La planète est sauvée : pas de défaut du gouvernement américain, pas de Lehman puissance 10 en vue.
Embrassons les pieds des membres du Congrès pour nous avoir évité le cataclysme absolu. Nous avons frôlé de peu l’Armageddon financier auprès duquel septembre 2008 serait passé pour une aimable péripétie.
Mais la réalité, c’est que personne n’a jamais cru au scénario catastrophe et la confiance de Wall Street ne s’est jamais vraiment démentie depuis 15 jours. Le communiqué de 18h15 mercredi soir leur a donné raison.
Il indique que les sénateurs ont convenu d’un accord qui assure le financement de l’Etat jusqu’au 15 janvier tandis que le plafond de la dette serait relevé jusqu’au 7 février.
▪ Reculer, pour mieux sauter ?
C’est 100% conforme à la rumeur qui circulait depuis vendredi… Rappelons que cette solution avait été rejetée parce qu’elle ne réglait rien sur le fond.
Eh bien, tant pis pour le « fond ». Dans trois mois, les Etats-Unis vont retomber dans les mêmes turpitudes parlementaires qu’en cette mi-octobre. Le Tea Party aura certainement eu tout le temps de peaufiner de nouvelles chausse-trappes susceptibles de pourrir le second mandat de Barack Obama.
Le budget 2014 devra être ficelé d’ici le 13 décembre : la foire d’empoigne au sujet de la fiscalité et d’Obamacare a encore de beaux jours devant elle.
Les marchés semblent estimer que tout est bien qui finit bien. Cependant, il reste à faire adopter par la Chambre des représentants un « arrangement » qui n’arrange aucune des formations politiques.
Mais ce qui importait, c’était de soulager les marchés — et accessoirement le million de fonctionnaires qui ne touche plus aucun salaire depuis 17 jours.
Personne ne semble penser que ces 17 jours de psychodrame ne laisseront pas d’autre trace qu’un petit mauvais souvenir un peu agaçant.
▪ Les marchés soulagés par le compromis…
Les marchés américains ont salué sans excès de ferveur le compromis de 18h15. Ils se sont même légèrement tassés après le communiqué officiel et ce, jusque vers 21h45 (+1% en moyenne), avant de repartir de l’avant pour finir la séance au plus haut — un grand classique.
Le Dow Jones a pris 1,36%, le S&P 1,4% et le Nasdaq 1,2%. Ce dernier s’offre au passage un nouveau plus haut depuis 12 ans à 3 840 points) Enfin, le Russel 2000 a pulvérisé un record historique avec 1,2% à 1 092,5 points.
Le VIX — l’indice du stress — a connu une détente spectaculaire de 21%. Notons cependant que ce mercredi coïncidait également avec un changement d’échéance mensuelle.
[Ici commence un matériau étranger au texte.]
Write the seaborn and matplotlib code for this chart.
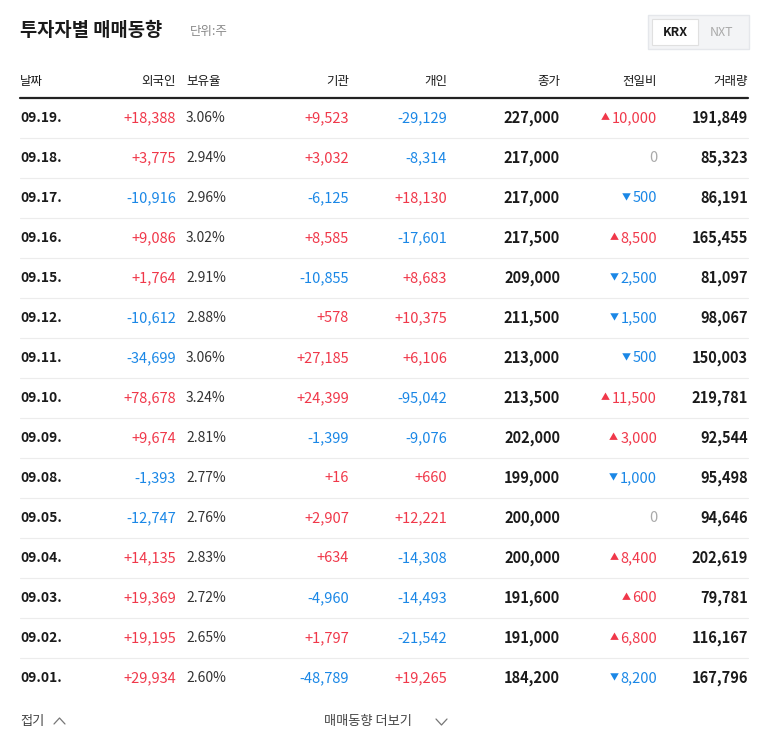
import matplotlib
matplotlib.use("Agg")
import matplotlib.pyplot as plt
import seaborn as sns

dates = ["09.19.","09.18.","09.17.","09.16.","09.15.","09.12.","09.11.","09.10.","09.09.","09.08.","09.05.","09.04.","09.03.","09.02.","09.01."]
foreign = [18388,3775,-10916,9086,1764,-10612,-34699,78678,9674,-1393,-12747,14135,19369,19195,29934]
ratio = [3.06,2.94,2.96,3.02,2.91,2.88,3.06,3.24,2.81,2.77,2.76,2.83,2.72,2.65,2.60]
inst = [9523,3032,-6125,8585,-10855,578,27185,24399,-1399,16,2907,634,-4960,1797,-48789]
indiv = [-29129,-8314,18130,-17601,8683,10375,6106,-95042,-9076,660,12221,-14308,-14493,-21542,19265]
close = [227000,217000,217000,217500,209000,211500,213000,213500,202000,199000,200000,200000,191600,191000,184200]
change = [10000,0,-500,8500,-2500,-1500,-500,11500,3000,-1000,0,8400,600,6800,-8200]
volume = [191849,85323,86191,165455,81097,98067,150003,219781,92544,95498,94646,202619,79781,116167,167796]

sns.set_theme(style="white")
FAM = ["Noto Sans CJK KR", "Noto Sans CJK JP", "Noto Sans CJK SC", "DejaVu Sans"]
plt.rcParams["font.family"] = FAM
plt.rcParams["font.sans-serif"] = FAM
RED, BLUE, DARK, GRAY = "#f0384a", "#1a87e6", "#1a1a1a", "#888888"

fig = plt.figure(figsize=(7.68, 7.49), dpi=100)
ax = fig.add_axes([0, 0, 1, 1])
ax.set_xlim(0, 768); ax.set_ylim(749, 0); ax.axis("off")

def T(x, y, s, **kw):
    return ax.text(x, y, s, family=FAM, va="center", **kw)

T(20, 31, "투자자별 매매동향", fontsize=13.5, fontweight="bold", color=DARK)
T(190, 32, "단위:주", fontsize=9, color=GRAY)
ax.add_patch(plt.Rectangle((648, 15), 101, 34, fc="#f3f4f6", ec="#e5e7eb", lw=1))
ax.add_patch(plt.Rectangle((652, 19), 46, 26, fc="white", ec="#e0e0e0", lw=0.8))
T(675, 32, "KRX", fontsize=9, fontweight="bold", color=DARK, ha="center")
T(722, 32, "NXT", fontsize=9, color="#aaaaaa", ha="center")

hy = 81
heads = [("날짜", 20, "left"), ("외국인", 176, "right"), ("보유율", 186, "left"), ("기관", 349, "right"),
         ("개인", 447, "right"), ("종가", 560, "right"), ("전일비", 657, "right"), ("거래량", 748, "right")]
for t, x, ha in heads:
    T(x, hy, t, fontsize=9, color=DARK, ha=ha)
ax.plot([20, 748], [98, 98], color="#222222", lw=1.6)

def col(v):
    return RED if v > 0 else (BLUE if v < 0 else DARK)

def sgn(v):
    return f"{v:+,}"

fig.canvas.draw()
r = fig.canvas.get_renderer()
for i in range(len(dates)):
    y = 118 + 40 * i
    T(20, y, dates[i], fontsize=10, fontweight="bold", color=DARK)
    T(176, y, sgn(foreign[i]), fontsize=10.5, color=col(foreign[i]), ha="right")
    T(186, y, f"{ratio[i]:.2f}%", fontsize=10, color="#333333")
    T(349, y, sgn(inst[i]), fontsize=10.5, color=col(inst[i]), ha="right")
    T(447, y, sgn(indiv[i]), fontsize=10.5, color=col(indiv[i]), ha="right")
    T(560, y, f"{close[i]:,}", fontsize=10.5, fontweight="bold", color=DARK, ha="right")
    c = change[i]
    if c == 0:
        T(657, y, "0", fontsize=10.5, color="#aaaaaa", ha="right")
    else:
        t = T(657, y, f"{abs(c):,}", fontsize=10.5, color=col(c), ha="right")
        w = t.get_window_extent(r).width
        T(657 - w - 2, y, "▲" if c > 0 else "▼", fontsize=6.5, color=col(c), ha="right")
    T(748, y, f"{volume[i]:,}", fontsize=10.5, fontweight="bold", color=DARK, ha="right")
    if i < len(dates) - 1:
        ax.plot([20, 748], [y + 20, y + 20], color="#ececec", lw=0.8)

T(20, 721, "접기", fontsize=9.5, color="#444444")
ax.plot([54, 59.5, 65], [724, 718, 724], color="#777777", lw=0.9)
T(324, 721, "매매동향 더보기", fontsize=9.5, color="#444444")
ax.plot([436, 441.5, 447], [719, 725, 719], color="#777777", lw=0.9)

fig.savefig("out.png", dpi=100)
Il ne serait pas étonnant que des institutionnels se soient mis massivement vendeurs — sans prendre grand risque vu l’actualité — pour envoyer un signal positif et provoquer une clôture des actions au zénith.
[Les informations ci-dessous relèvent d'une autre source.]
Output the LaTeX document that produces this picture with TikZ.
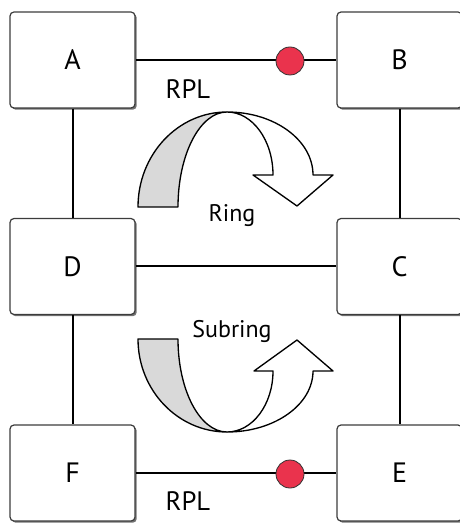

▪… mais quelque peu plombés par certains résultats
Bien essayé, mais cela n’a fonctionné que quelques minutes, le temps de découvrir les résultats trimestriels d’IBM (publiés peu après 22h). La société affiche un chiffre d’affaires en baisse de 4% et rate le consensus (à 23,7 milliards de dollars contre 24,75 milliards de dollars attendus).
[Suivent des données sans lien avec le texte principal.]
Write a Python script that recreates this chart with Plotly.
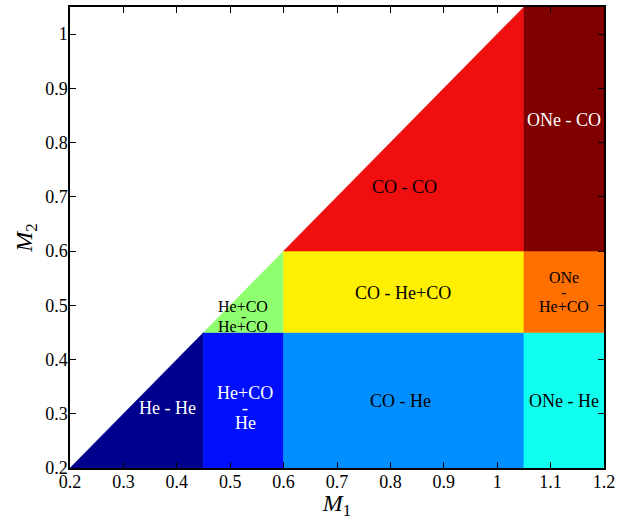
import plotly.graph_objects as go

# Boundaries (solar masses) of the white dwarf composition classes
m1_bounds = [0.2, 0.45, 0.6, 1.05, 1.2]
m2_bounds = [0.2, 0.45, 0.6, 1.05]
m1_types = ["He", "He+CO", "CO", "ONe"]
m2_types = ["He", "He+CO", "CO"]

# Cell colors (jet-like) indexed [m2 band][m1 band]
cell_colors = [
    ["#00008F", "#0010FF", "#008FFF", "#10FFEF"],
    [None, "#8FFF70", "#FFEF00", "#FF7000"],
    [None, None, "#EF0F0F", "#800000"],
]
# Label text colour per cell
label_colors = [
    ["white", "white", "black", "black"],
    [None, "black", "black", "black"],
    [None, None, "black", "white"],
]

FONT = "Times New Roman, Liberation Serif, DejaVu Serif, serif"

# label placement (style/layout): x, y, font size, line spacing px, lines
label_pos = {
    (0, 0): (0.382, 0.311, 18, 15, ["He - He"]),
    (0, 1): (0.528, 0.311, 18, 15, ["He+CO", "-", "He"]),
    (0, 2): (0.818, 0.323, 18, 15, ["CO - He"]),
    (0, 3): (1.125, 0.324, 18, 15, ["ONe - He"]),
    (1, 1): (0.524, 0.480, 16, 10, ["He+CO", "-", "He+CO"]),
    (1, 2): (0.824, 0.522, 18, 15, ["CO - He+CO"]),
    (1, 3): (1.125, 0.524, 16, 14.5, ["ONe", "-", "He+CO"]),
    (2, 2): (0.827, 0.719, 18, 15, ["CO - CO"]),
    (2, 3): (1.125, 0.842, 18, 15, ["ONe - CO"]),
}


def clip_cell(x0, x1, y0, y1):
    """Rectangle clipped to the half plane M2 <= M1."""
    rect = [(x0, y0), (x1, y0), (x1, y1), (x0, y1)]
    out = []
    n = len(rect)
    for i in range(n):
        p, q = rect[i], rect[(i + 1) % n]
        pin, qin = p[1] <= p[0] + 1e-12, q[1] <= q[0] + 1e-12
        if pin:
            out.append(p)
        if pin != qin:
            t = (p[1] - p[0]) / ((p[1] - p[0]) - (q[1] - q[0]))
            out.append((p[0] + t * (q[0] - p[0]), p[1] + t * (q[1] - p[1])))
    return out


fig = go.Figure()
for j in range(len(m2_types)):
    for i in range(len(m1_types)):
        col = cell_colors[j][i]
        if col is None:
            continue
        poly = clip_cell(m1_bounds[i], m1_bounds[i + 1], m2_bounds[j], m2_bounds[j + 1])
        if len(poly) < 3:
            continue
        xs = [p[0] for p in poly] + [poly[0][0]]
        ys = [p[1] for p in poly] + [poly[0][1]]
        fig.add_trace(go.Scatter(
            x=xs, y=ys, mode="lines", fill="toself", fillcolor=col,
            line=dict(width=0.5, color=col), hoverinfo="skip", showlegend=False,
        ))
        lx, ly, fs, sp, lines = label_pos[(j, i)]
        n = len(lines)
        for k, line in enumerate(lines):
            fig.add_annotation(
                x=lx, y=ly, text=line, showarrow=False,
                yshift=((n - 1) / 2 - k) * sp,
                font=dict(family=FONT, size=fs, color=label_colors[j][i]),
            )

axis_common = dict(
    showgrid=False, zeroline=False, showline=True, linecolor="black", linewidth=1.5,
    mirror="ticks", ticks="inside", ticklen=6, tickcolor="black", tickwidth=1,
    tickfont=dict(family=FONT, size=18, color="black"), ticklabelstandoff=-3,
)

fig.update_layout(
    width=632, height=520,
    margin=dict(l=70, r=28, t=5, b=52),
    plot_bgcolor="white", paper_bgcolor="white",
    font=dict(family=FONT),
    xaxis=dict(range=[0.2, 1.2], tickvals=[0.2, 0.3, 0.4, 0.5, 0.6, 0.7, 0.8, 0.9, 1.0, 1.1, 1.2],
               ticktext=["0.2", "0.3", "0.4", "0.5", "0.6", "0.7", "0.8", "0.9", "1", "1.1", "1.2"],
               title=dict(text="<i>M</i><sub>1</sub>", font=dict(family=FONT, size=24, color="black"), standoff=2),
               **axis_common),
    yaxis=dict(range=[0.2, 1.05], tickvals=[0.2, 0.3, 0.4, 0.5, 0.6, 0.7, 0.8, 0.9, 1.0],
               ticktext=["0.2", "0.3", "0.4", "0.5", "0.6", "0.7", "0.8", "0.9", "1"],
               title=dict(text="<i>M</i><sub>2</sub>", font=dict(family=FONT, size=24, color="black"), standoff=6),
               **axis_common),
)

fig.write_html("out.html", config={"displayModeBar": False},
               post_script="document.body.style.margin='0px';")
Idem pour LVMH quelques heures plus tôt. La contre-performance du troisième trimestre est imputable aux marchés émergents — ces derniers demeurent pourtant dans l’inconscient collectif des gérants les locomotives de la croissance mondiale.
De façon assez surprenante, les opérateurs ont zappé le bénéfice ressorti supérieur aux estimations (+6% à quatre milliards de dollars, soit 3,99$ par action) ; nous parions que les véritables attentes étaient au-delà des 4$/titre.
Tout l’enjeu des prochaines heures et des prochains jours va consister justement à évaluer ce que sont les véritables attentes des marchés.
Plus cyniquement, nous parions que les sherpas attendent simplement de déterminer de quelle manière ils pourront sortir le maximum de papier tandis que la fin du feuilleton shutdown masquera pour quelques heures encore la prolifération des profit warnings.
Nous assisterons probablement à des résultats moins pires que prévus mais qui confirment un troisième trimestre de dégradation des marges, des chiffres d’affaires et des optimisations des moyens de production. Derrière cette ronflante appellation se cache en réalité des vagues de licenciements sous la pression d’actionnaires qui exigent des rendements intenables.